- Hit Location within Iran
- Coordinates: 26°11′43″N 60°40′49″E﻿ / ﻿26.19528°N 60.68028°E
- Country: Iran
- Province: Sistan and Baluchestan
- County: Qasr-e Qand
- District: Central
- Rural District: Hit

Population (2016)
- • Total: 2,395
- Time zone: UTC+3:30 (IRST)

= Hit, Qasr-e Qand =

Village in Sistan and Baluchestan province, Iran

Hit (هيت) (Note: Also romanized as Hait, Heyt, Heyyat, and Hīt) is a village in, and the capital of, Hit Rural District of the Central District of Qasr-e Qand County, Sistan and Baluchestan province, Iran.

==Demographics==
===Population===
At the time of the 2006 National Census, the village's population was 2,751 in 570 households, when it was in Sarbuk Rural District of the former Qasr-e Qand District of Nik Shahr County.

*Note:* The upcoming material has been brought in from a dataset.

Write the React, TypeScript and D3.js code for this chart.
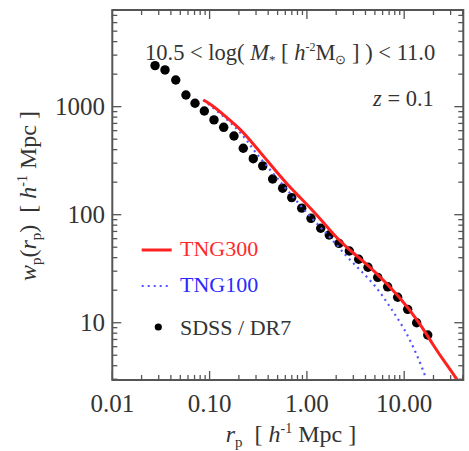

The following census in 2011 counted 2,990 people in 634 households. The 2016 census measured the population of the village as 2,395 people in 710 households, by which time the district had been separated from the county in the establishment of Qasr-e Qand County. The rural district was transferred to the new Central District, and Hit was transferred to Hit Rural District created in the district. It was the most populous village in its rural district.